React Build Tools Comparison: Vite vs Next.js vs Remix vs Parcel
reactvitenextjsremixparcelbuild-toolstool-comparisons

React Build Tools Comparison: Vite vs Next.js vs Remix vs Parcel

RReactive Dev Tools Editorial
2026-06-08
11 min read

A practical checklist for choosing between Vite, Next.js, Remix, and Parcel for modern React projects.

Choosing a React setup is rarely about finding a single “best react framework.” It is about matching your application, team, and deployment model to the right defaults. This guide compares Vite, Next.js, Remix, and Parcel through a practical checklist you can reuse before starting a new project or reconsidering an existing stack. Instead of chasing benchmarks or trends, the goal is to help you decide which tool fits your constraints today and which questions to revisit as your workflow changes.

Overview

If you search for react build tools, you will quickly run into conflicting advice. Some developers want the lightest local development experience. Others need routing, data loading, server rendering, or a deployment model that works well with an existing backend. That is why “Vite vs Next.js” or “Remix vs Next.js” discussions often go in circles: people are solving different problems.

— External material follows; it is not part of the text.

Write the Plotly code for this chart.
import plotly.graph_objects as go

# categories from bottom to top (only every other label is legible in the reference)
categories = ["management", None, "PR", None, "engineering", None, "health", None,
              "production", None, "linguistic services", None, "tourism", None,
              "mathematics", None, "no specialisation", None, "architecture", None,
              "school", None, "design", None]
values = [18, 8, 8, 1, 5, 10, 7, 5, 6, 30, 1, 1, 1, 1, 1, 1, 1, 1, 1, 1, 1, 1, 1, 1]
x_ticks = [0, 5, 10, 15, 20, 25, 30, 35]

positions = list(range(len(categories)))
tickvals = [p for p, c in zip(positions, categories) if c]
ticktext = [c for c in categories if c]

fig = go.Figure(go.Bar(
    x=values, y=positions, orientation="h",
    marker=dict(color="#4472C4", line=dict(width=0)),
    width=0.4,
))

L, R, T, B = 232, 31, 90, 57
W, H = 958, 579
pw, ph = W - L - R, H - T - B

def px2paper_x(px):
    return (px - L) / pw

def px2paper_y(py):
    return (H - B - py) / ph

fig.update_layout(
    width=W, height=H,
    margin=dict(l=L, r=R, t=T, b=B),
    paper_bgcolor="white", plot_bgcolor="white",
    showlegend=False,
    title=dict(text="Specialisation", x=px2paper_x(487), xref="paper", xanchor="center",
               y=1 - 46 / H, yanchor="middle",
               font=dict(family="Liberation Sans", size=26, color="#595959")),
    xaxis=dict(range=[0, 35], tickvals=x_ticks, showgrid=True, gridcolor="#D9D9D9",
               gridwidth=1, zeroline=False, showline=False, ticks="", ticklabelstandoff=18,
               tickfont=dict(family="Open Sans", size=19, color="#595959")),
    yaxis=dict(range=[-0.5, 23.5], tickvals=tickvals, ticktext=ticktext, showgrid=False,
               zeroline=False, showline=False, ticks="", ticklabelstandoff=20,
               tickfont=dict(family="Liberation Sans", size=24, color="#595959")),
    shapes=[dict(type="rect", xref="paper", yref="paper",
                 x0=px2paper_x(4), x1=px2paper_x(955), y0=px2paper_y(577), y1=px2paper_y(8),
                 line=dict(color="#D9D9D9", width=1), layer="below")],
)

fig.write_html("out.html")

A useful comparison starts by separating these tools into rough categories:

  • Vite is typically chosen as a fast, minimal foundation for client-heavy apps and custom setups.
  • Next.js is usually considered a full React framework with opinions around routing, rendering, server capabilities, and production architecture.
  • Remix is generally framed as a web-first React framework with strong emphasis on routes, forms, loaders, and progressive enhancement.
  • Parcel is best understood as a bundler-focused option that aims to reduce configuration overhead and work well for developers who want a simpler build tool experience.

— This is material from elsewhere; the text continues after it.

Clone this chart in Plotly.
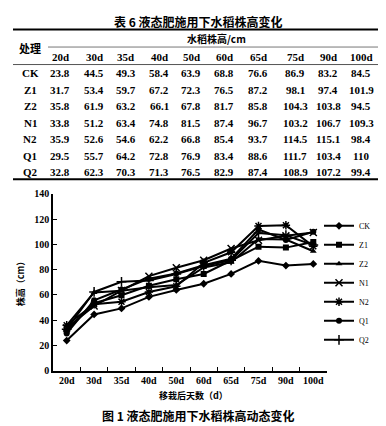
import plotly.graph_objects as go

days = ["20d", "30d", "35d", "40d", "50d", "60d", "65d", "75d", "90d", "100d"]
treatments = ["CK", "Z1", "Z2", "N1", "N2", "Q1", "Q2"]
CK = [23.8, 44.5, 49.3, 58.4, 63.9, 68.8, 76.6, 86.9, 83.2, 84.5]
Z1 = [31.7, 53.4, 59.7, 67.2, 72.3, 76.5, 87.2, 98.1, 97.4, 101.9]
Z2 = [35.8, 61.9, 63.2, 66.1, 67.8, 81.7, 85.8, 104.3, 103.8, 94.5]
N1 = [33.8, 51.2, 63.4, 74.8, 81.5, 87.4, 96.7, 103.2, 106.7, 109.3]
N2 = [35.9, 52.6, 54.6, 62.2, 66.8, 85.4, 93.7, 114.5, 115.1, 98.4]
Q1 = [29.5, 55.7, 64.2, 72.8, 76.9, 83.4, 88.6, 111.7, 103.4, 110]
Q2 = [32.8, 62.3, 70.3, 71.3, 76.5, 82.9, 87.4, 108.9, 107.2, 99.4]
series = [CK, Z1, Z2, N1, N2, Q1, Q2]
symbols = ["diamond", "square", "triangle-up", "x-thin-open", "asterisk-open", "circle", "cross-thin-open"]

W, H = 386, 426
def px(x):
    return x / W
def py(y):
    return (H - y) / H

serif = "Liberation Serif"
cjk = "Noto Sans CJK SC"

fig = go.Figure()
for name, vals, sym in zip(treatments, series, symbols):
    thin = sym.endswith("open")
    fig.add_trace(go.Scatter(
        x=days, y=vals, name=name, mode="lines+markers",
        line=dict(color="black", width=2),
        marker=dict(symbol=sym, size=6 if not thin else 7, color="black",
                    line=dict(color="black", width=1.5 if thin else 0)),
    ))

ann = []
shapes = []
ann.append(dict(x=px(190), y=py(8), text="<b>表 6 液态肥施用下水稻株高变化</b>",
                font=dict(family=cjk, size=12, color="black")))
ann.append(dict(x=px(22), y=py(35), text="<b>处理</b>", font=dict(family=cjk, size=11, color="black")))
ann.append(dict(x=px(208), y=py(25), text="<b>水稻株高/cm</b>", font=dict(family=cjk, size=10, color="black")))
col_x = [52, 86, 118, 151, 183, 216, 250, 287, 320, 353]
for d, cx in zip(days, col_x):
    ann.append(dict(x=px(cx), y=py(44), text="<b>%s</b>" % d, font=dict(family=serif, size=11, color="black")))
row_y = [61, 78, 95, 112, 129, 146, 163]
for name, vals, ry in zip(treatments, series, row_y):
    ann.append(dict(x=px(22), y=py(ry), text="<b>%s</b>" % name, font=dict(family=serif, size=11, color="black")))
    for v, cx in zip(vals, col_x):
        ann.append(dict(x=px(cx), y=py(ry), text="<b>%g</b>" % v, font=dict(family=serif, size=11, color="black")))
for a in ann:
    a.update(xref="paper", yref="paper", showarrow=False, xanchor="center", yanchor="middle")

def hline(x0, x1, y, w, c="black"):
    shapes.append(dict(type="line", xref="paper", yref="paper", x0=px(x0), x1=px(x1),
                       y0=py(y), y1=py(y), line=dict(color=c, width=w)))
hline(5, 372, 16, 2)
hline(40, 372, 34, 1, "#777")
hline(5, 372, 52, 1, "#555")
hline(5, 372, 170, 2)

extra = [
    dict(x=px(190), y=py(413), text="<b>图 1 液态肥施用下水稻株高动态变化</b>",
         font=dict(family=cjk, size=12, color="black")),
    dict(x=px(185), y=py(393), text="<b>移栽后天数（d）</b>",
         font=dict(family=cjk, size=9, color="black")),
    dict(x=px(12), y=py(276), text="<b>株高（cm）</b>", textangle=-90,
         font=dict(family=cjk, size=9, color="black")),
]
for a in extra:
    a.update(xref="paper", yref="paper", showarrow=False, xanchor="center", yanchor="middle")
ann.extend(extra)

fig.update_layout(
    width=W, height=H,
    margin=dict(l=0, r=0, t=0, b=0),
    paper_bgcolor="white", plot_bgcolor="white",
    showlegend=True,
    legend=dict(x=px(311), y=py(203), xanchor="left", yanchor="top",
                font=dict(family=serif, size=8, color="black"),
                itemwidth=30, tracegroupgap=0, bgcolor="rgba(0,0,0,0)"),
    xaxis=dict(domain=[px(45), px(319)], type="category", range=[-0.5, 9.5],
               showline=True, linecolor="black", linewidth=1.5,
               ticks="inside", tickson="boundaries", ticklen=4, tickcolor="black",
               tickangle=0,
               tickfont=dict(family=serif, size=10, color="black"),
               showgrid=False, zeroline=False),
    yaxis=dict(domain=[py(367), py(185)], range=[0, 140], dtick=20,
               showline=True, linecolor="black", linewidth=1.5,
               ticks="inside", ticklen=4, tickcolor="black",
               tickfont=dict(family=serif, size=10, color="black"),
               showgrid=False, zeroline=False),
    annotations=ann,
    shapes=shapes,
)
fig.update_xaxes(tickprefix="<b>", ticksuffix="</b>")
fig.update_yaxes(tickprefix="<b>", ticksuffix="</b>")
fig.write_html("out.html")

These are not interchangeable in every case. Some overlap heavily, but the day-to-day tradeoffs differ in important ways:

  • How much framework do you want on day one?
  • Do you need SSR, SSG, streaming, or mostly client rendering?
  • Will your app talk to an existing API, or should the framework also handle server-side logic?
  • How opinionated do you want routing and data fetching to be?
  • How much build configuration is your team willing to own?
  • How likely is your project to change direction in six months?

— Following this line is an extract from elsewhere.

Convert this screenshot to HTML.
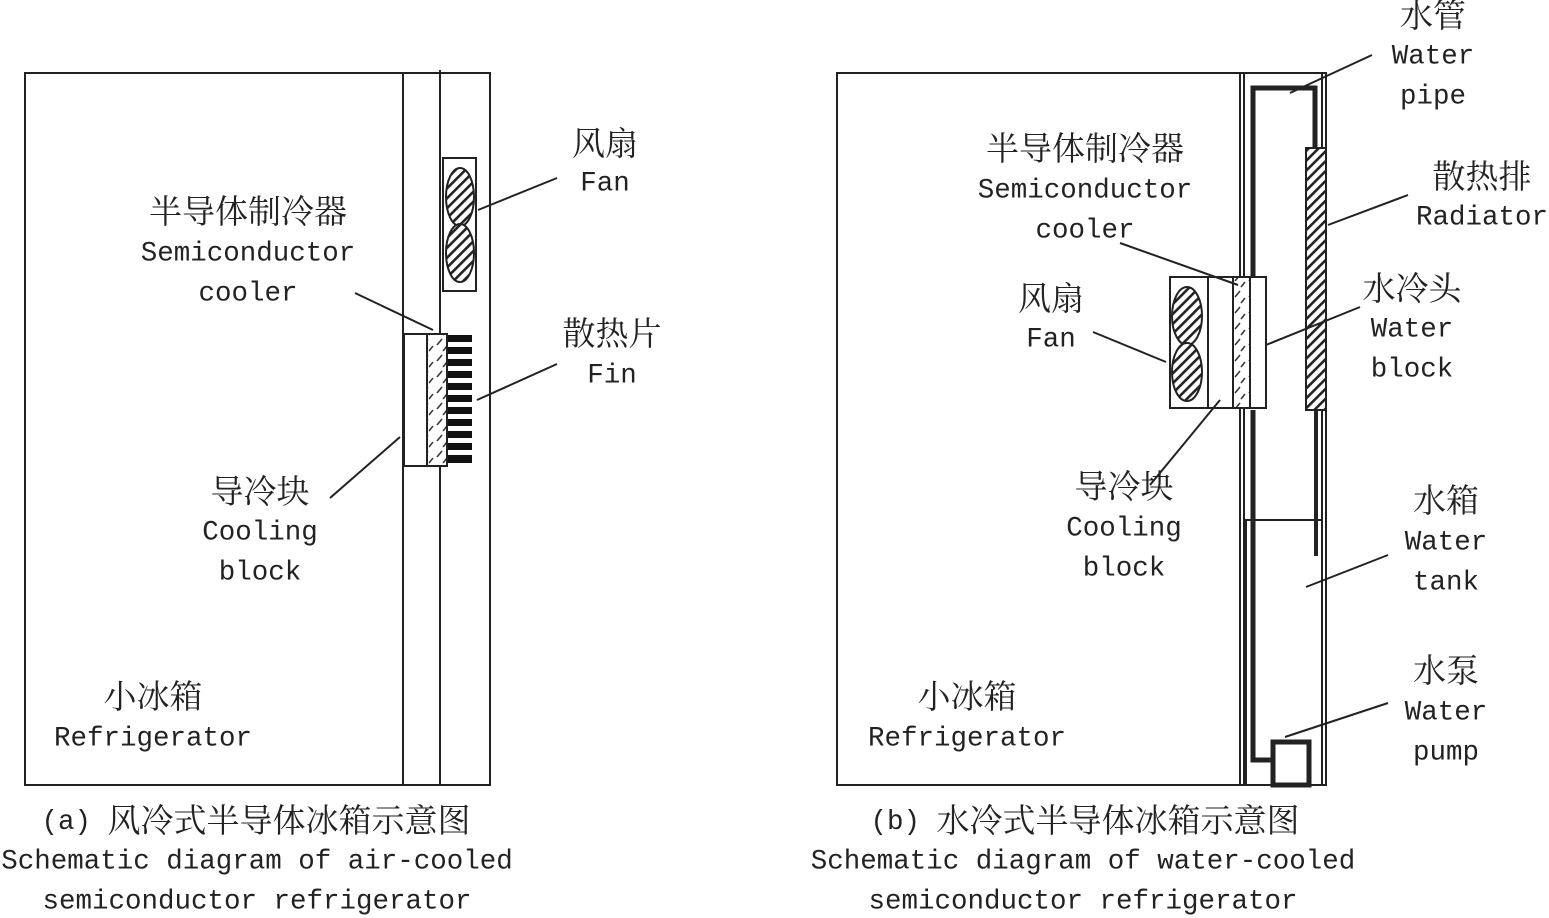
<!DOCTYPE html>
<html><head><meta charset="utf-8"><style>
html,body{margin:0;padding:0;background:#fff;}
svg{display:block}
.c{font-family:"Liberation Serif","Noto Serif CJK SC",serif;font-size:33px;fill:#222;text-anchor:middle;dominant-baseline:central}
.e{font-family:"Liberation Mono",monospace;font-size:27.5px;fill:#222;text-anchor:middle;dominant-baseline:central}
.m{font-family:"Liberation Mono",monospace;font-size:27.5px}
</style></head><body>
<svg width="1549" height="918" viewBox="0 0 1549 918" xmlns="http://www.w3.org/2000/svg">
<defs>
<pattern id="h" width="7" height="7" patternUnits="userSpaceOnUse" patternTransform="rotate(-45)">
<rect width="7" height="7" fill="#fff"/><rect width="7" height="2.6" fill="#222"/></pattern>
<pattern id="d" width="14" height="16" patternUnits="userSpaceOnUse">
<rect width="14" height="16" fill="#fff"/><path d="M3 9 L8 3 M9 15 L13 10" stroke="#333" stroke-width="1.5"/></pattern>
</defs>
<g fill="none" stroke="#222" stroke-width="2">
<rect x="25" y="73" width="465" height="712"/>
<line x1="403" y1="73" x2="403" y2="785"/>
<line x1="440" y1="70" x2="440" y2="785"/>
<rect x="443" y="158" width="33" height="133"/>
<ellipse cx="460" cy="197" rx="14" ry="29" fill="url(#h)"/>
<ellipse cx="460" cy="253" rx="14" ry="29" fill="url(#h)"/>
<rect x="404" y="334" width="43" height="132" fill="#fff"/>
<rect x="427" y="334" width="20" height="132" fill="url(#d)"/>
<line x1="355" y1="293" x2="433" y2="330"/>
<line x1="478" y1="210" x2="557" y2="178"/>
<line x1="477" y1="400" x2="557" y2="364"/>
<line x1="330" y1="498" x2="400" y2="437"/>
</g>
<g fill="#111">
<rect x="448" y="335" width="24" height="7"/><rect x="448" y="347" width="24" height="7"/>
<rect x="448" y="359" width="24" height="7"/><rect x="448" y="371" width="24" height="7"/>
<rect x="448" y="383" width="24" height="7"/><rect x="448" y="395" width="24" height="7"/>
<rect x="448" y="407" width="24" height="7"/><rect x="448" y="419" width="24" height="7"/>
<rect x="448" y="431" width="24" height="7"/><rect x="448" y="443" width="24" height="7"/>
<rect x="448" y="455" width="24" height="8"/>
</g>
<g fill="none" stroke="#222" stroke-width="2">
<rect x="837" y="73" width="489" height="712"/>
<line x1="1240" y1="73" x2="1240" y2="785"/>
<line x1="1244" y1="73" x2="1244" y2="785"/>
<line x1="1322" y1="73" x2="1322" y2="785"/>
<rect x="1246" y="520" width="76" height="265"/>
<path d="M1253 410 L1253 760 L1272 760" stroke-width="5"/>
<path d="M1253 277 L1253 88 L1315 88 L1315 150" stroke-width="5"/>
<line x1="1316" y1="410" x2="1316" y2="556" stroke-width="4"/>
<rect x="1273" y="742" width="36" height="43" stroke-width="5"/>
<rect x="1306" y="148" width="20" height="262" fill="url(#h)"/>
<rect x="1170" y="277" width="38" height="131"/>
<ellipse cx="1187" cy="316" rx="15" ry="29" fill="url(#h)"/>
<ellipse cx="1187" cy="372" rx="15" ry="29" fill="url(#h)"/>
<rect x="1208" y="277" width="58" height="131" fill="#fff"/>
<rect x="1233" y="277" width="17" height="131" fill="url(#d)"/>
<line x1="1290" y1="93" x2="1372" y2="55"/>
<line x1="1328" y1="225" x2="1408" y2="195"/>
<line x1="1120" y1="243" x2="1238" y2="285"/>
<line x1="1266" y1="345" x2="1360" y2="307"/>
<line x1="1093" y1="332" x2="1166" y2="362"/>
<line x1="1150" y1="485" x2="1220" y2="400"/>
<line x1="1306" y1="587" x2="1388" y2="555"/>
<line x1="1285" y1="737" x2="1388" y2="703"/>
</g>
<text class="c" x="605" y="145">风扇</text><text class="e" x="605" y="184">Fan</text>
<text class="c" x="248" y="213">半导体制冷器</text><text class="e" x="248" y="254">Semiconductor</text><text class="e" x="248" y="294">cooler</text>
<text class="c" x="612" y="335">散热片</text><text class="e" x="612" y="376">Fin</text>
<text class="c" x="260" y="493">导冷块</text><text class="e" x="260" y="533">Cooling</text><text class="e" x="260" y="573">block</text>
<text class="c" x="153" y="698">小冰箱</text><text class="e" x="153" y="739">Refrigerator</text>
<text class="c" x="256" y="822"><tspan class="m">(a) </tspan>风冷式半导体冰箱示意图</text>
<text class="e" x="257" y="862">Schematic diagram of air-cooled</text>
<text class="e" x="257" y="902">semiconductor refrigerator</text>
<text class="c" x="1433" y="17">水管</text><text class="e" x="1433" y="57">Water</text><text class="e" x="1433" y="97">pipe</text>
<text class="c" x="1085" y="150">半导体制冷器</text><text class="e" x="1085" y="191">Semiconductor</text><text class="e" x="1085" y="231">cooler</text>
<text class="c" x="1482" y="178">散热排</text><text class="e" x="1482" y="218">Radiator</text>
<text class="c" x="1051" y="300">风扇</text><text class="e" x="1051" y="340">Fan</text>
<text class="c" x="1412" y="290">水冷头</text><text class="e" x="1412" y="330">Water</text><text class="e" x="1412" y="370">block</text>
<text class="c" x="1124" y="488">导冷块</text><text class="e" x="1124" y="529">Cooling</text><text class="e" x="1124" y="569">block</text>
<text class="c" x="1446" y="502">水箱</text><text class="e" x="1446" y="543">Water</text><text class="e" x="1446" y="583">tank</text>
<text class="c" x="1446" y="672">水泵</text><text class="e" x="1446" y="713">Water</text><text class="e" x="1446" y="753">pump</text>
<text class="c" x="967" y="698">小冰箱</text><text class="e" x="967" y="739">Refrigerator</text>
<text class="c" x="1085" y="822"><tspan class="m">(b) </tspan>水冷式半导体冰箱示意图</text>
<text class="e" x="1083" y="862">Schematic diagram of water-cooled</text>
<text class="e" x="1083" y="902">semiconductor refrigerator</text>
</svg>
</body></html>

A simple rule helps: choose the tool that removes your next bottleneck, not the one that promises every possible feature.

Here is the short version before the deeper checklist:

  • Choose Vite when you want speed, flexibility, and a lean starting point for a React app.
  • Choose Next.js when you need a framework for production rendering patterns, routing, and integrated full-stack concerns.
  • Choose Remix when your app benefits from route-based data handling, form actions, and a web platform-first mental model.
  • Choose Parcel when you want a lower-friction bundler setup and do not need a larger framework to define application structure.

If debugging and runtime inspection matter as much as framework choice, pair this article with Best React DevTools and Debugging Tools in 2026.

Checklist by scenario

Use this section as the practical decision layer. Start with your scenario, then confirm the caveats before committing.

1. You are building a client-side dashboard or internal tool

Likely fit: Vite

If your application is mostly authenticated, runs behind a login, relies on APIs you already control, and does not depend heavily on SEO or public page delivery, Vite is often the cleanest choice. It gives you a fast path to a React app without requiring that you adopt a larger framework model upfront.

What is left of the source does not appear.